What are Oscillators
Electronic oscillators are used in most of our daily used electronic gadgets ranging from digital clock to high end core i7 processor. Oscillators are heart of all digital circuits but, not only digital circuit employee oscillators but also analogue circuits uses oscillatory circuits.
For instant AM, FM radio, where the high frequency oscillation is used as carrier signal to transport message signal.
There are many different kinds of oscillators such as RC, LC, crystal etc. Each one of them has their own advantages and disadvantages. So there is nothing called best or ideal oscillator, we have to analyse the circumstance of our circuit and choose the best one which suit, that’s why we find wide range of oscillators in every day used gadgets.
Let’s dive into the explanation of LC oscillator.
The LC oscillator consists of an inductor and a capacitor as shown in figure below.
The value of the capacitor and resistor determines the output oscillation.
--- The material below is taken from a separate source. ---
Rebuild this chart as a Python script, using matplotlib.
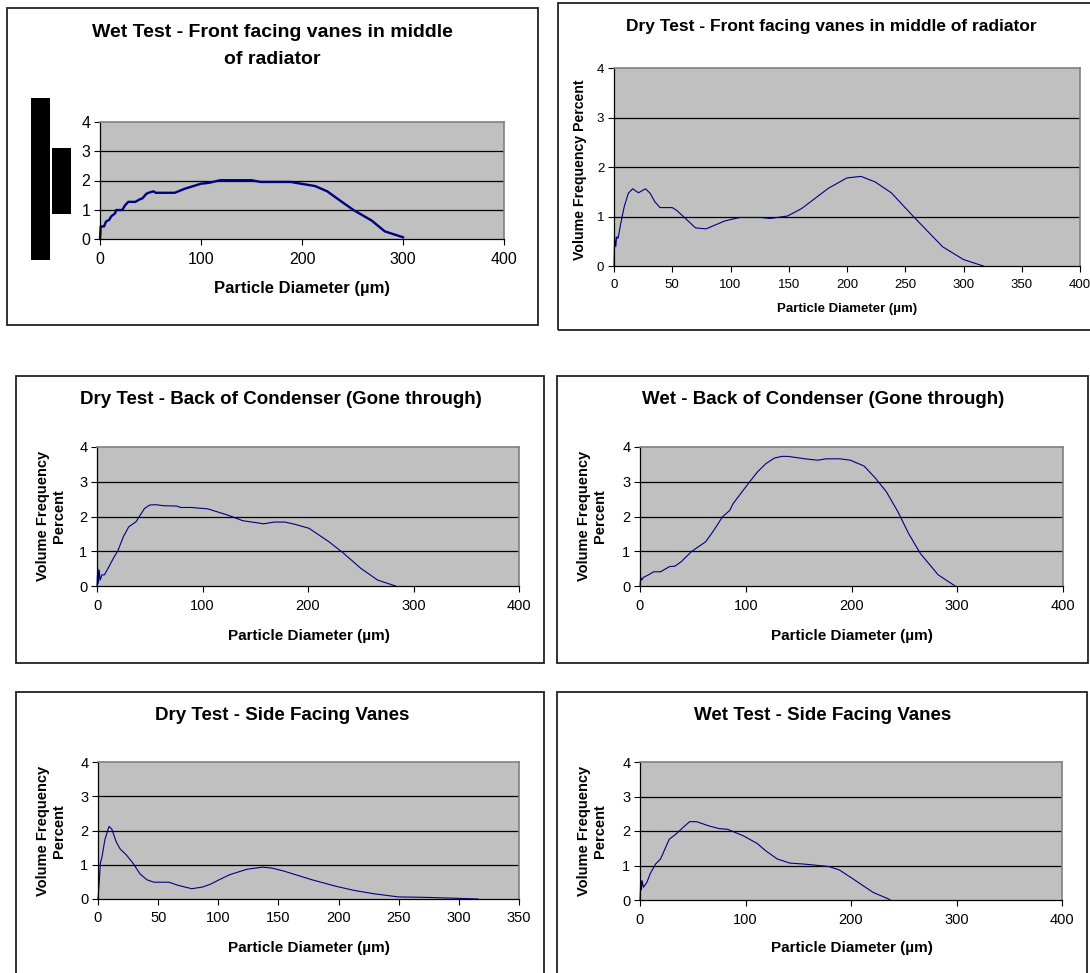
import matplotlib
matplotlib.use('Agg')
import matplotlib.pyplot as plt
from matplotlib.patches import Rectangle

W, H = 1090, 973

# values: particle diameter (um) vs volume frequency (%)
wet_front_x = [0, 0.7, 4, 6, 9, 11, 15, 16, 22, 25, 28, 35, 39, 42, 46, 49, 53, 55, 74, 84,
               100, 108, 119, 150, 159, 189, 199, 213, 225, 237, 251, 269, 282, 300]
wet_front_y = [0, 0.43, 0.43, 0.6, 0.65, 0.77, 0.88, 0.99, 0.99, 1.16, 1.27, 1.27, 1.35, 1.39,
               1.55, 1.59, 1.63, 1.58, 1.58, 1.72, 1.89, 1.92, 2.01, 2.01, 1.95, 1.95, 1.89,
               1.81, 1.63, 1.33, 0.99, 0.63, 0.26, 0.06]

dry_front_x = [0, 0.5, 1.5, 2.3, 3.5, 5.8, 8.8, 12.3, 16, 21, 27, 31, 35, 39.5, 50, 54, 70, 79,
               95, 108, 126, 134, 149, 161, 184, 200, 212, 224, 238, 257, 282, 300, 317]
dry_front_y = [0, 0.6, 0.39, 0.59, 0.56, 0.86, 1.2, 1.47, 1.56, 1.48, 1.56, 1.47, 1.3, 1.18,
               1.18, 1.12, 0.77, 0.75, 0.91, 0.98, 0.98, 0.96, 1.01, 1.16, 1.57, 1.78, 1.81,
               1.7, 1.48, 1.0, 0.39, 0.13, 0.0]

dry_back_x = [0, 0.7, 1.3, 2, 3, 4.6, 7, 10.5, 15.4, 20, 25, 30, 37, 45, 50, 56, 63, 76, 79, 89,
              105, 125, 138, 158, 168, 178, 187, 201, 220, 233, 250, 266, 283]
dry_back_y = [0, 0.51, 0.08, 0.46, 0.17, 0.32, 0.32, 0.51, 0.79, 1.03, 1.42, 1.7, 1.85, 2.23,
              2.33, 2.34, 2.31, 2.3, 2.26, 2.26, 2.22, 2.03, 1.88, 1.79, 1.84, 1.84, 1.78,
              1.66, 1.27, 0.96, 0.51, 0.17, 0.0]

wet_back_x = [0, 0.7, 1.6, 3.3, 8, 13, 19.5, 28, 33, 39, 49, 62, 70, 78, 85, 88, 94, 103, 111,
              119, 127, 134, 140, 156, 168, 176, 189, 199, 212, 223, 233, 244, 254, 265, 282, 298]
wet_back_y = [0, 0.25, 0.17, 0.25, 0.32, 0.41, 0.41, 0.56, 0.57, 0.7, 1.0, 1.27, 1.61, 1.99,
              2.18, 2.37, 2.61, 2.97, 3.28, 3.52, 3.68, 3.73, 3.73, 3.66, 3.62, 3.66, 3.66,
              3.62, 3.45, 3.09, 2.71, 2.13, 1.51, 0.94, 0.32, 0.0]

dry_side_x = [0, 1.1, 2, 3.4, 5.7, 9.2, 11.5, 15, 18.4, 23.5, 29, 35, 40.7, 46.5, 59, 66.5, 78,
              87, 94, 99.5, 109.5, 124, 137, 145, 155, 178, 198, 213, 230, 250, 270, 299, 316]
dry_side_y = [0, 0.56, 1.05, 1.24, 1.73, 2.12, 2.04, 1.68, 1.46, 1.29, 1.05, 0.73, 0.56, 0.49,
              0.49, 0.4, 0.3, 0.35, 0.44, 0.54, 0.71, 0.87, 0.93, 0.9, 0.81, 0.56, 0.37, 0.25,
              0.15, 0.06, 0.05, 0.02, 0.0]

wet_side_x = [0, 0.7, 1.3, 2, 3.3, 6.5, 9.8, 14.7, 19.5, 27.7, 34, 40.7, 47, 53.7, 65, 75, 83,
              98, 111, 119, 130, 142, 156, 179, 189, 202, 221, 237]
wet_side_y = [0, 0.56, 0.29, 0.56, 0.37, 0.51, 0.77, 1.04, 1.19, 1.76, 1.91, 2.1, 2.27, 2.27,
              2.15, 2.07, 2.05, 1.86, 1.64, 1.43, 1.19, 1.07, 1.04, 0.97, 0.87, 0.61, 0.22, 0.01]

plt.rcParams['font.family'] = ['Liberation Sans', 'DejaVu Sans']

fig = plt.figure(figsize=(W / 100, H / 100), dpi=100)


def box(x0, y0, x1, y1, **kw):
    fig.add_artist(Rectangle((x0 / W, 1 - y1 / H), (x1 - x0) / W, (y1 - y0) / H,
                             transform=fig.transFigure, **kw))


def label(x, y, s, **kw):
    fig.text(x / W, 1 - y / H, s, ha='center', va='center', **kw)


def panel(rect, xs, ys, xmax, xstep, lw, tick_fs):
    x0, y0, x1, y1 = rect
    ax = fig.add_axes([x0 / W, 1 - y1 / H, (x1 - x0) / W, (y1 - y0) / H])
    ax.set_facecolor('#c0c0c0')
    for v in (1, 2, 3):
        ax.axhline(v, color='black', lw=0.9, zorder=1)
    ax.plot(xs, ys, color='#000080', lw=lw, zorder=2, clip_on=False)
    ax.set_xlim(0, xmax)
    ax.set_ylim(0, 4)
    ax.set_xticks(range(0, xmax + 1, xstep))
    ax.set_yticks(range(5))
    ax.tick_params(direction='out', length=4, width=0.8, labelsize=tick_fs, colors='black')
    ax.tick_params(axis='x', pad=5)
    ax.tick_params(axis='y', pad=3)
    for s in ('left', 'bottom'):
        ax.spines[s].set_color('black')
        ax.spines[s].set_linewidth(0.9)
    for s in ('top', 'right'):
        ax.spines[s].set_color('#808080')
        ax.spines[s].set_linewidth(1.2)
    return ax


# panel frames
frame = dict(fill=False, edgecolor='#222222', lw=1.3)
box(7, 8, 538, 325, **frame)
box(558, 3, 1095, 330, **frame)
box(16, 376, 544, 663, **frame)
box(557, 376, 1088, 663, **frame)
box(16, 692, 544, 980, **frame)
box(557, 692, 1087, 980, **frame)

xl = 'Particle Diameter (µm)'
yl2 = 'Volume Frequency\nPercent'

# top left
panel((100, 122, 504, 239), wet_front_x, wet_front_y, 400, 100, 1.7, 11.5)
label(272, 46, 'Wet Test - Front facing vanes in middle\nof radiator',
      fontsize=14, fontweight='bold', linespacing=1.75)
label(302, 289, xl, fontsize=12, fontweight='bold')
box(31, 98, 50, 260, color='black', lw=0)
box(52, 148, 71, 214, color='black', lw=0)

# top right
panel((614, 68, 1080, 266), dry_front_x, dry_front_y, 400, 50, 0.8, 9.5)
label(831, 26, 'Dry Test - Front facing vanes in middle of radiator',
      fontsize=12.5, fontweight='bold')
label(847, 309, xl, fontsize=9.5, fontweight='bold')
label(580, 170, 'Volume Frequency Percent', fontsize=10.2, fontweight='bold', rotation=90)

# middle left
panel((97, 447, 519, 586), dry_back_x, dry_back_y, 400, 100, 0.8, 10.5)
label(281, 400, 'Dry Test - Back of Condenser (Gone through)', fontsize=13.5, fontweight='bold')
label(309, 636, xl, fontsize=11, fontweight='bold')
label(51, 516, yl2, fontsize=10.5, fontweight='bold', rotation=90, linespacing=1.1)

# middle right
panel((640, 447, 1063, 586), wet_back_x, wet_back_y, 400, 100, 0.8, 10.5)
label(823, 400, 'Wet - Back of Condenser (Gone through)', fontsize=13.5, fontweight='bold')
label(852, 636, xl, fontsize=11, fontweight='bold')
label(592, 516, yl2, fontsize=10.5, fontweight='bold', rotation=90, linespacing=1.1)

# bottom left
panel((98, 762, 519, 899), dry_side_x, dry_side_y, 350, 50, 0.8, 10.5)
label(282, 715, 'Dry Test - Side Facing Vanes', fontsize=13.5, fontweight='bold')
label(309, 948, xl, fontsize=11, fontweight='bold')
label(51, 831, yl2, fontsize=10.5, fontweight='bold', rotation=90, linespacing=1.1)

# bottom right
panel((640, 762, 1062, 900), wet_side_x, wet_side_y, 400, 100, 0.8, 10.5)
label(823, 715, 'Wet Test - Side Facing Vanes', fontsize=13.5, fontweight='bold')
label(852, 948, xl, fontsize=11, fontweight='bold')
label(592, 831, yl2, fontsize=10.5, fontweight='bold', rotation=90, linespacing=1.1)

fig.savefig('out.png', dpi=100)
So how do they generate oscillation?
Well, we need to apply external energy between L and C i.e. voltage. When we apply the voltage, the capacitor gets charged-up. When the supply is cut-off, the stored energy from capacitor flows to inductor and inductor starts building magnetic field around it until the capacitor completely gets discharged.
When the capacitor is fully discharged, the magnetic field around inductor collapse and induces voltage and charge-up the capacitor with opposite polarity and the cycle repeats.
The charge and discharge between L and C produces oscillation and this oscillation is called resonance frequency. However the frequency generation won’t last forever due to parasitic resistance which dissipates the energy in the oscillatory circuit in the form of heat.
To maintain the oscillation and use the oscillation with reasonable output strength, we need an amplifier with zero degree phase shift and feedback.
The feedback feed small amount of output from amplifier back to LC network to compensate the loss due to parasitic resistance and maintain the oscillation. Thus we can generate steady sine wave output.